Hilo’s Tysen Kaniaupio turned in about as complete a game as possible for a goalkeeper Friday.
Kaniaupio made six saves, had an assist and made two more saves during a penalty-kick shootout as No. 3 seed Hilo beat Kaiser 2-1 (4-2 PKs) in the semifinals of the NIU Health Urgent Care/HHSAA Division I Boys Soccer Championships at Radford.
“Tysen is just a pure athlete, football is his main sport,” said Hilo coach George Ichimaru. “We’re blessed to have him on the field. He can kick the ball, he can throw the ball, great movement. All that he did there that’s all his natural athletic ability.”
Hilo (13-1) will play No. 4 seed King Kekaulike in today’s final at 7 p.m. at Radford. Hilo, the BIIF champion, has never won a state title.
In the penalty-kick shootout, the Vikings got conversions from Leha Harman, Michael DeCoito, Kyler Rivera and Ko’ae Pe’a.
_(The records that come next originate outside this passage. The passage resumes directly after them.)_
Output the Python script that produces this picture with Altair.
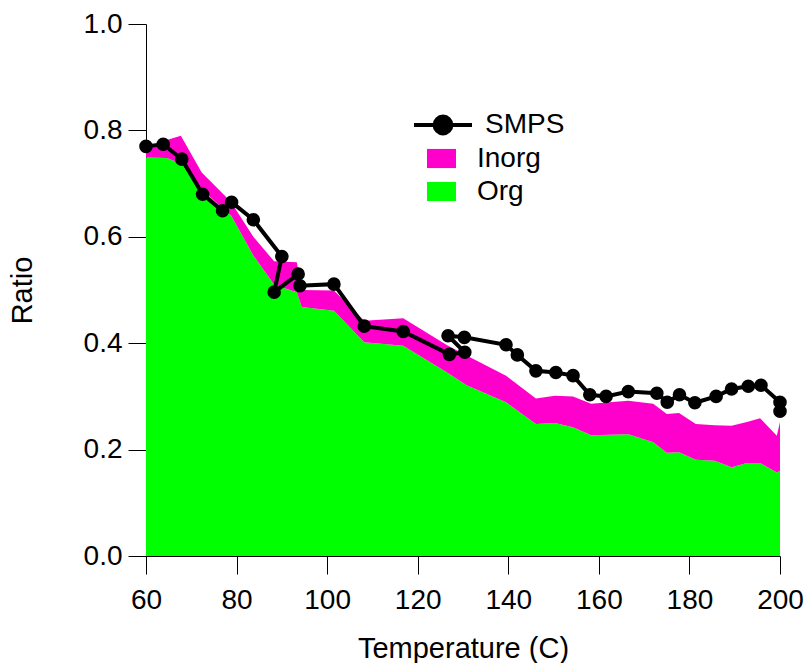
import altair as alt
import pandas as pd

# SMPS volume ratio vs. thermodenuder temperature (line order as measured)
smps_temp = [60.0, 63.8, 67.9, 72.5, 76.9, 78.9, 83.7, 90.0, 88.3, 93.6, 94.0,
             101.5, 108.2, 116.8, 127.0, 130.4, 126.7, 130.3, 139.5, 142.0,
             146.1, 150.5, 154.3, 158.0, 161.6, 166.5, 172.8, 175.1, 177.8,
             181.2, 185.9, 189.3, 193.0, 195.8, 200.0, 200.0]
smps_ratio = [0.770, 0.774, 0.746, 0.680, 0.649, 0.665, 0.632, 0.563, 0.496,
              0.530, 0.508, 0.511, 0.432, 0.422, 0.379, 0.383, 0.414, 0.411,
              0.397, 0.378, 0.348, 0.345, 0.339, 0.303, 0.300, 0.309, 0.306,
              0.289, 0.303, 0.288, 0.300, 0.314, 0.319, 0.321, 0.289, 0.272]

# AMS composition: organic and inorganic mass fraction remaining
ams_temp = [60.0, 64.6, 67.7, 72.3, 77.1, 78.8, 83.7, 88.3, 93.3, 94.4, 101.5,
            108.2, 116.8, 126.5, 130.8, 139.5, 146.1, 150.3, 154.3, 158.3,
            166.5, 172.0, 175.0, 177.7, 181.4, 185.6, 189.3, 192.7, 195.6,
            199.3, 200.0]
org_ratio = [0.749, 0.748, 0.738, 0.690, 0.652, 0.640, 0.565, 0.510, 0.496,
             0.468, 0.461, 0.402, 0.395, 0.345, 0.321, 0.289, 0.248, 0.250,
             0.242, 0.227, 0.229, 0.214, 0.194, 0.195, 0.181, 0.179, 0.167,
             0.175, 0.175, 0.157, 0.160]
inorg_ratio = [0.013, 0.034, 0.052, 0.031, 0.028, 0.025, 0.035, 0.044, 0.056,
               0.032, 0.038, 0.040, 0.052, 0.051, 0.056, 0.050, 0.048, 0.051,
               0.058, 0.059, 0.063, 0.072, 0.073, 0.074, 0.067, 0.067, 0.078,
               0.077, 0.084, 0.069, 0.092]

x_ticks = [60, 80, 100, 120, 140, 160, 180, 200]
y_ticks = [0.0, 0.2, 0.4, 0.6, 0.8, 1.0]

FONT = "Liberation Sans"
MAGENTA = "#ff00cc"
GREEN = "#00ff00"

smps = pd.DataFrame({"temp": smps_temp, "ratio": smps_ratio,
                     "idx": list(range(len(smps_temp))), "series": "SMPS"})
ams = pd.DataFrame({"temp": ams_temp, "org": org_ratio, "inorg": inorg_ratio})
ams["total"] = ams["org"] + ams["inorg"]
ams["org_label"] = "Org"
ams["inorg_label"] = "Inorg"

x_enc = alt.X("temp:Q", scale=alt.Scale(domain=[60, 200], nice=False, zero=False),
              axis=alt.Axis(title="Temperature (C)", values=x_ticks, format="d",
                            labelPadding=12, titlePadding=20, labelFlush=False,
                            labelOverlap=False))
y_scale = alt.Scale(domain=[0, 1], nice=False)
y_axis = alt.Axis(title="Ratio", values=y_ticks, format=".1f",
                  labelPadding=6, titlePadding=46, labelFlush=False,
                  labelOverlap=False)

fill_scale = alt.Scale(domain=["Inorg", "Org"], range=[MAGENTA, GREEN])
box_path = "M-1,-0.66H1V0.66H-1Z"
fill_legend = alt.Legend(title=None, orient="none", legendX=281, legendY=120,
                         symbolType=box_path, symbolSize=841, symbolStrokeWidth=0,
                         labelFont=FONT, labelFontSize=28, labelColor="black",
                         labelOffset=21, rowPadding=4, padding=0)

org_area = alt.Chart(ams).mark_area(opacity=1, interpolate="linear").encode(
    x=x_enc,
    y=alt.Y("org:Q", scale=y_scale, axis=y_axis),
    fill=alt.Fill("org_label:N", scale=fill_scale, legend=fill_legend),
)

inorg_area = alt.Chart(ams).mark_area(opacity=1, interpolate="linear").encode(
    x="temp:Q",
    y="total:Q",
    y2="org:Q",
    fill=alt.Fill("inorg_label:N", scale=fill_scale, legend=fill_legend),
)

smps_line = alt.Chart(smps).mark_line(color="black", strokeWidth=4).encode(
    x="temp:Q",
    y="ratio:Q",
    order="idx:Q",
)

# legend glyph: a short line with a dot in the middle
line_dot = "M-1,0H1M0.29,0A0.29,0.29,0,1,1,-0.29,0A0.29,0.29,0,1,1,0.29,0Z"
smps_points = alt.Chart(smps).mark_point(filled=True, size=185, opacity=1).encode(
    x="temp:Q",
    y="ratio:Q",
    color=alt.Color("series:N", scale=alt.Scale(domain=["SMPS"], range=["black"]),
                    legend=alt.Legend(title=None, orient="none", legendX=266, legendY=70,
                                      symbolType=line_dot, symbolSize=3364,
                                      symbolStrokeWidth=4, symbolStrokeColor="black",
                                      symbolFillColor="black", symbolOpacity=1,
                                      labelFont=FONT, labelFontSize=28,
                                      labelColor="black", labelOffset=11, padding=0)),
)

chart = alt.layer(org_area, inorg_area, smps_line, smps_points).resolve_scale(
    fill="shared"
).properties(
    width=634, height=532,
    autosize=alt.AutoSizeParams(type="none"),
    padding={"left": 146, "top": 24, "right": 29, "bottom": 107},
    background="white",
).configure_view(stroke=None).configure_axis(
    grid=False, domainColor="black", domainWidth=1, tickColor="black",
    tickWidth=1, tickSize=18, labelFont=FONT, labelFontSize=28,
    labelColor="black", titleFont=FONT, titleFontSize=29,
    titleFontWeight="normal", titleColor="black",
)

chart.save("out.html", embed_options={"renderer": "svg", "actions": False})
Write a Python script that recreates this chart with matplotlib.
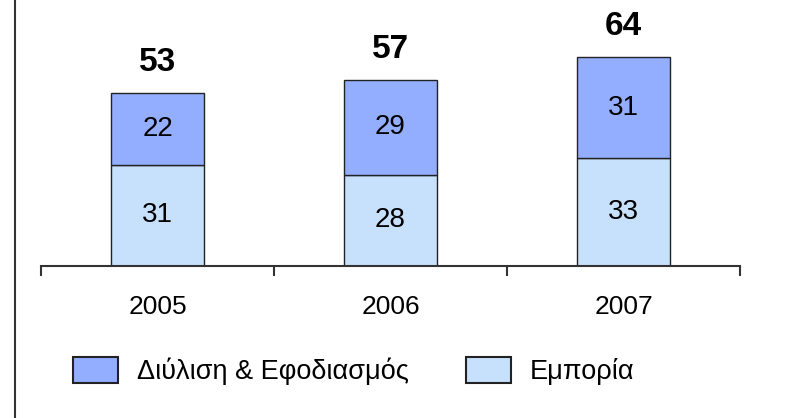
import matplotlib
matplotlib.use("Agg")
import matplotlib.pyplot as plt
from matplotlib.lines import Line2D

plt.rcParams['font.family'] = ['Liberation Sans', 'DejaVu Sans']

years = ['2005', '2006', '2007']
emporia = [31, 28, 33]
diylisi = [22, 29, 31]
totals = [53, 57, 64]
series_names = ['Διύλιση & Εφοδιασμός', 'Εμπορία']
color_dark = '#93AEFF'
color_light = '#C7E0FB'

W, H = 796, 418
fig = plt.figure(figsize=(W / 100, H / 100), dpi=100)
ax = fig.add_axes([41 / W, (H - 266) / H, (740 - 41) / W, 266 / H])

x = list(range(len(years)))
bw = 0.40
b1 = ax.bar(x, emporia, width=bw, color=color_light, edgecolor='#222222', linewidth=1.0,
            label=series_names[1], zorder=2)
b2 = ax.bar(x, diylisi, width=bw, bottom=emporia, color=color_dark, edgecolor='#222222',
            linewidth=1.0, label=series_names[0], zorder=2)

for i in x:
    ax.text(i, emporia[i] / 2, str(emporia[i]), ha='center', va='center', fontsize=20)
    ax.text(i, emporia[i] + diylisi[i] / 2, str(diylisi[i]), ha='center', va='center', fontsize=20)
    ax.annotate(str(totals[i]), (i, totals[i]), xytext=(0, 11), textcoords='offset points',
                ha='center', va='bottom', fontsize=24, fontweight='bold')

ax.set_xlim(-0.5, 2.5)
ax.set_ylim(0, 81.6)
for s in ['top', 'right', 'left']:
    ax.spines[s].set_visible(False)
ax.spines['bottom'].set_color('#333333')
ax.spines['bottom'].set_linewidth(1.5)
ax.set_yticks([])
ax.set_xticks(x)
ax.set_xticklabels(years, fontsize=19)
ax.tick_params(axis='x', which='major', length=0, pad=21)
ax.set_xticks([-0.5, 0.5, 1.5, 2.5], minor=True)
ax.tick_params(axis='x', which='minor', length=7, width=1.5, color='#333333', direction='out')

leg = fig.legend(handles=[b2, b1], labels=series_names, loc='center left',
                 bbox_to_anchor=(73 / W, (H - 371) / H), ncol=2, frameon=False,
                 fontsize=19.5, handlelength=1.66, handleheight=1.12, handletextpad=0.7,
                 columnspacing=2.1, borderpad=0, borderaxespad=0)
for h in leg.legend_handles:
    h.set_edgecolor('#222222')
    h.set_linewidth(1.5)

fig.add_artist(Line2D([15 / W, 15 / W], [0, 1], transform=fig.transFigure, color='#333333', lw=1.5))

fig.savefig('out.png', dpi=100)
Hilo’s third shooter, Owen Fragas-Van Blarcom was blocked by Cougars keeper Lucca Tommasino.
Kaiser’s Ian Ngonethong and Sean Caires made their PKs as the Cougars kept pace at 2-2, but Kaniaupio blocked shots by Leo Davies and Richard Yang.
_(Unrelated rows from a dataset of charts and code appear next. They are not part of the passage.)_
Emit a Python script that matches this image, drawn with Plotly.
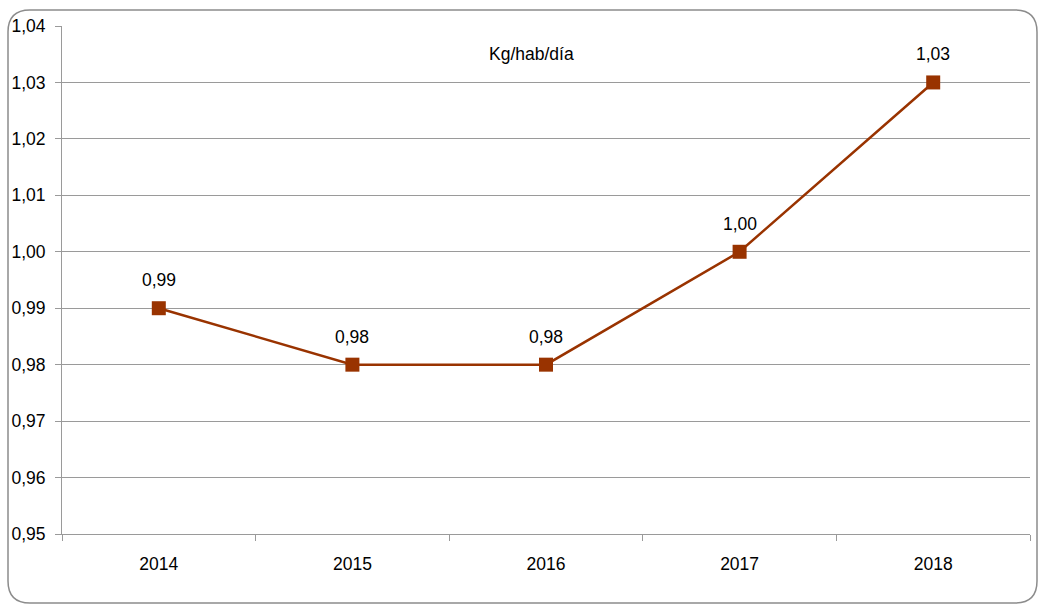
import plotly.graph_objects as go

years = ["2014", "2015", "2016", "2017", "2018"]
values = [0.99, 0.98, 0.98, 1.00, 1.03]
labels = ["0,99", "0,98", "0,98", "1,00", "1,03"]
unit_label = "Kg/hab/día"

W, H = 1040, 604
ml, mr, mt, mb = 62, 10, 26, 70
pw, ph = W - ml - mr, H - mt - mb

FONT = "Liberation Sans"
FS = 17.5
LINE_C = "#993300"
GRID_C = "#9a9a9a"

fig = go.Figure()
fig.add_trace(go.Scatter(
    x=years, y=values, mode="lines+markers",
    line=dict(color=LINE_C, width=2.5),
    marker=dict(symbol="square", size=14, color=LINE_C),
    hoverinfo="skip", showlegend=False,
))

for i, (v, lb) in enumerate(zip(values, labels)):
    fig.add_annotation(x=i, y=v, xref="x", yref="y", text=lb, showarrow=False, yshift=28,
                       font=dict(family=FONT, size=FS, color="#000000"))

fig.add_annotation(x=(531 - ml) / pw, y=1 - (42 - mt) / ph, xref="paper", yref="paper",
                   text=unit_label, showarrow=False,
                   font=dict(family=FONT, size=FS, color="#000000"))

# rounded outer border (page pixels -> paper)
def px(xp):
    return (xp - ml) / pw
def py(yp):
    return 1 - (yp - mt) / ph

x0, x1, y0, y1, r = 8, 1037, 10, 603, 22
path = (f"M {px(x0+r)},{py(y0)} L {px(x1-r)},{py(y0)} Q {px(x1)},{py(y0)} {px(x1)},{py(y0+r)} "
        f"L {px(x1)},{py(y1-r)} Q {px(x1)},{py(y1)} {px(x1-r)},{py(y1)} "
        f"L {px(x0+r)},{py(y1)} Q {px(x0)},{py(y1)} {px(x0)},{py(y1-r)} "
        f"L {px(x0)},{py(y0+r)} Q {px(x0)},{py(y0)} {px(x0+r)},{py(y0)} Z")
fig.add_shape(type="path", path=path, xref="paper", yref="paper",
              line=dict(color="#8c8c8c", width=1.5), layer="below")

fig.update_layout(
    width=W, height=H,
    margin=dict(l=ml, r=mr, t=mt, b=mb),
    paper_bgcolor="white", plot_bgcolor="white",
    separators=",.",
    font=dict(family=FONT, size=FS, color="#000000"),
    xaxis=dict(
        type="category", showgrid=False, showline=True, linecolor=GRID_C, linewidth=1,
        ticks="outside", tickson="boundaries", ticklen=6, tickcolor=GRID_C,
        tickfont=dict(family=FONT, size=FS), range=[-0.5, 4.5], fixedrange=True,
        ticklabelstandoff=14,
    ),
    yaxis=dict(
        range=[0.95, 1.04], dtick=0.01, tick0=0.95, tickformat=".2f",
        showgrid=True, gridcolor=GRID_C, gridwidth=1,
        showline=True, linecolor=GRID_C, linewidth=1,
        ticks="outside", ticklen=6, tickcolor=GRID_C,
        tickfont=dict(family=FONT, size=FS), zeroline=False,
        ticklabelstandoff=6,
    ),
)

fig.write_html(
    "out.html",
    config={"displayModeBar": False},
    post_script="document.body.style.margin='0';document.body.style.overflow='hidden';",
)
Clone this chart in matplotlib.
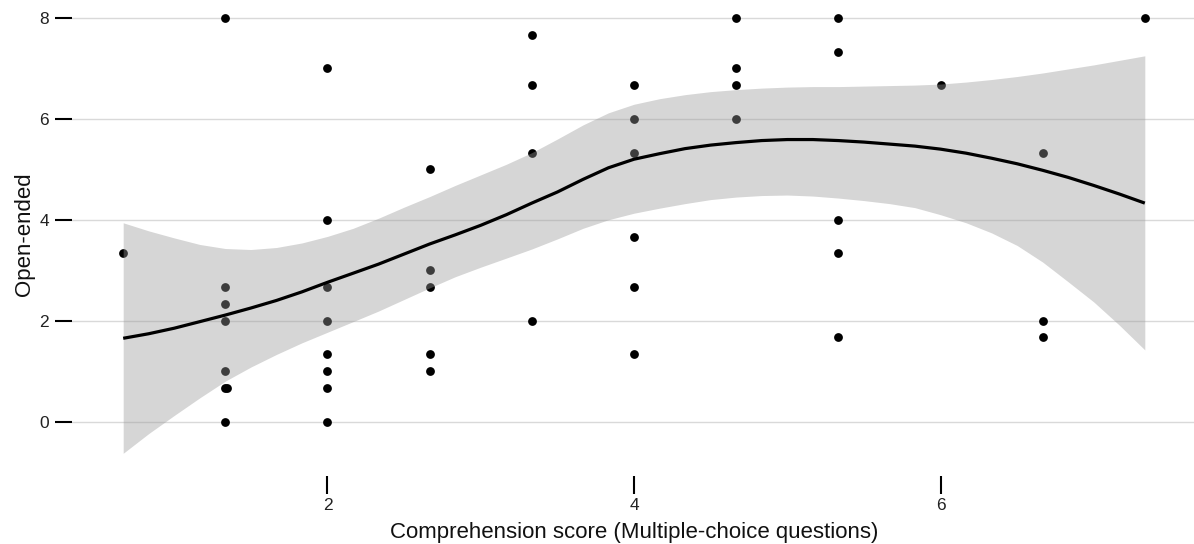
import matplotlib
matplotlib.use("Agg")
import matplotlib.pyplot as plt

plt.rcParams['font.family'] = ['Liberation Sans', 'DejaVu Sans']

# Scatter data
pt_x = [0.667,
        1.333, 1.333, 1.333, 1.333, 1.333, 1.333, 1.345, 1.333,
        2.0, 2.0, 2.0, 2.0, 2.0, 2.0, 2.0, 2.0,
        2.667, 2.667, 2.667, 2.667, 2.667,
        3.333, 3.333, 3.333, 3.333,
        4.0, 4.0, 4.0, 4.0, 4.0, 4.0,
        4.667, 4.667, 4.667, 4.667,
        5.333, 5.333, 5.333, 5.333, 5.333,
        6.0,
        6.667, 6.667, 6.667,
        7.333]
pt_y = [3.333,
        8.0, 2.667, 2.333, 2.0, 1.0, 0.667, 0.667, 0.0,
        7.0, 4.0, 2.667, 2.0, 1.333, 1.0, 0.667, 0.0,
        5.0, 3.0, 2.667, 1.333, 1.0,
        7.667, 6.667, 5.333, 2.0,
        6.667, 6.0, 5.333, 3.667, 2.667, 1.333,
        8.0, 7.0, 6.667, 6.0,
        8.0, 7.333, 4.0, 3.333, 1.667,
        6.667,
        5.333, 2.0, 1.667,
        8.0]

# Smoothed fit and its confidence band
fit_x = [0.667, 0.833, 1.0, 1.167, 1.333, 1.5, 1.667, 1.833, 2.0, 2.167,
         2.333, 2.5, 2.667, 2.833, 3.0, 3.167, 3.333, 3.5, 3.667, 3.833,
         4.0, 4.167, 4.333, 4.5, 4.667, 4.833, 5.0, 5.167, 5.333, 5.5,
         5.667, 5.833, 6.0, 6.167, 6.333, 6.5, 6.667, 6.833, 7.0, 7.167,
         7.333]
fit_y = [1.65, 1.74, 1.85, 1.98, 2.11, 2.25, 2.40, 2.57, 2.76, 2.94,
         3.12, 3.32, 3.52, 3.70, 3.89, 4.10, 4.33, 4.55, 4.80, 5.03,
         5.20, 5.31, 5.41, 5.48, 5.53, 5.57, 5.59, 5.59, 5.57, 5.54,
         5.50, 5.46, 5.40, 5.32, 5.22, 5.11, 4.98, 4.84, 4.68, 4.51,
         4.33]
fit_hi = [3.94, 3.78, 3.64, 3.51, 3.43, 3.41, 3.45, 3.54, 3.67, 3.83,
          4.03, 4.25, 4.46, 4.68, 4.89, 5.10, 5.33, 5.60, 5.88, 6.12,
          6.29, 6.40, 6.48, 6.54, 6.58, 6.61, 6.63, 6.64, 6.64, 6.65,
          6.66, 6.67, 6.69, 6.73, 6.78, 6.84, 6.91, 6.99, 7.07, 7.16,
          7.25]
fit_lo = [-0.63, -0.24, 0.12, 0.47, 0.80, 1.08, 1.33, 1.56, 1.77, 1.98,
          2.19, 2.42, 2.65, 2.87, 3.06, 3.24, 3.42, 3.62, 3.83, 4.00,
          4.13, 4.23, 4.32, 4.40, 4.45, 4.48, 4.49, 4.47, 4.43, 4.38,
          4.32, 4.24, 4.10, 3.94, 3.74, 3.49, 3.16, 2.77, 2.37, 1.91,
          1.42]

x_ticks = [2, 4, 6]
y_ticks = [0, 2, 4, 6, 8]

W, H = 1194, 544
fig = plt.figure(figsize=(W / 100, H / 100), dpi=100)
# axes in pixel terms: left 72, right 1196, top -3.7, bottom 476
ax = fig.add_axes([72 / W, (H - 476) / H, 1124 / W, 479.7 / H])

ax.scatter(pt_x, pt_y, s=40, color='black', linewidths=0, zorder=2)
ax.fill_between(fit_x, fit_lo, fit_hi, color='#999999', alpha=0.4,
                linewidth=0, zorder=3)
ax.plot(fit_x, fit_y, color='black', linewidth=2.3, zorder=4,
        solid_capstyle='butt', solid_joinstyle='round')

ax.set_xlim(0.333, 7.667)
ax.set_ylim(-1.08, 8.43)
ax.set_xticks(x_ticks)
ax.set_yticks(y_ticks)
ax.set_xticklabels([str(v) for v in x_ticks])
ax.set_yticklabels([str(v) for v in y_ticks])

for s in ax.spines.values():
    s.set_visible(False)
ax.yaxis.grid(True, color='#d9d9d9', linewidth=1.0, zorder=0)
ax.xaxis.grid(False)
ax.set_axisbelow(True)

ax.tick_params(axis='y', length=12.5, width=1.5, color='black', pad=4,
               labelsize=12.5, labelcolor='#222222')
ax.tick_params(axis='x', length=13, width=1.5, color='black', pad=3,
               labelsize=12.5, labelcolor='#222222')

fig.text(634 / W, (H - 538) / H,
         'Comprehension score (Multiple-choice questions)',
         fontsize=16, color='#111111', ha='center', va='baseline')
fig.text(30 / W, (H - 234) / H, 'Open-ended', fontsize=16, color='#111111',
         rotation=90, rotation_mode='anchor', ha='center', va='baseline')

fig.savefig('out.png', dpi=100)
“When I was standing on the line, I was mostly thinking about trusting my gut, trusting what my coaches taught me,” said Kaniaupio, a senior, who played defensive line on the Vikings football team.
Kaniaupio played in the prestigious Polynesian Bowl in January and added he is considering his options to play football at the next level.
Hilo went up 1-0 at 39:24 when Kaniaupio made a save and punted the ball two-thirds of the way down the field to Harman, who fought off a Kaiser defender, touched the ball to the left of Tommasino and shot into the goal.
“The leg strength that I have comes from football originally,” Kaniaupio said. “That punt, I kind of called it before the game because I had a very deep feeling in me that I was going to be able to make that far punt and my player could score.”
The Vikings nearly added to their lead in the 49th, but Harman’s shot from the left side was punched over the crossbar by a leaping Tommasino.
Kaiser (13-2-1) tied it at 1-1 at 57:13 when Ngonethong took a deflected pass from Davies, touched the ball past a defender and shot past Kaniaupio into the right side of the goal.
“Well executed. Pretty perfect, they played it up the middle, made a good pass right over the middle of the defenders and ran onto it and a good finish,” said Kaiser coach Layne Abalos.
The Cougars nearly went ahead in the 66th when Davies took a pass in front of the goal and fired a shot that was deflected by Kaniaupio. The ball spun within inches of the goal line before being cleared by Rivera.
“That got my heart pumping. I just seen it and I just ran to it and kicked it out before it went in,” said Rivera, a senior. “It was just natural.”
In the first 10-minute golden-goal overtime, the Cougars’ Ethan Yang was shoved down from behind just outside the penalty box in the 88th and Ngonethong lined up for the free kick. Ngonethong’s kick went wide right.
Neither team had a shot on goal in the second overtime.
The previous day, Kaiser, the OIA’s fifth-place team, beat No. 2 seed Mililani in PKs.
“If you saw us yesterday, the PKs were perfect, spot on,” Abalos said. “Today, unfortunately we weren’t. We were tired and mentally not focused.”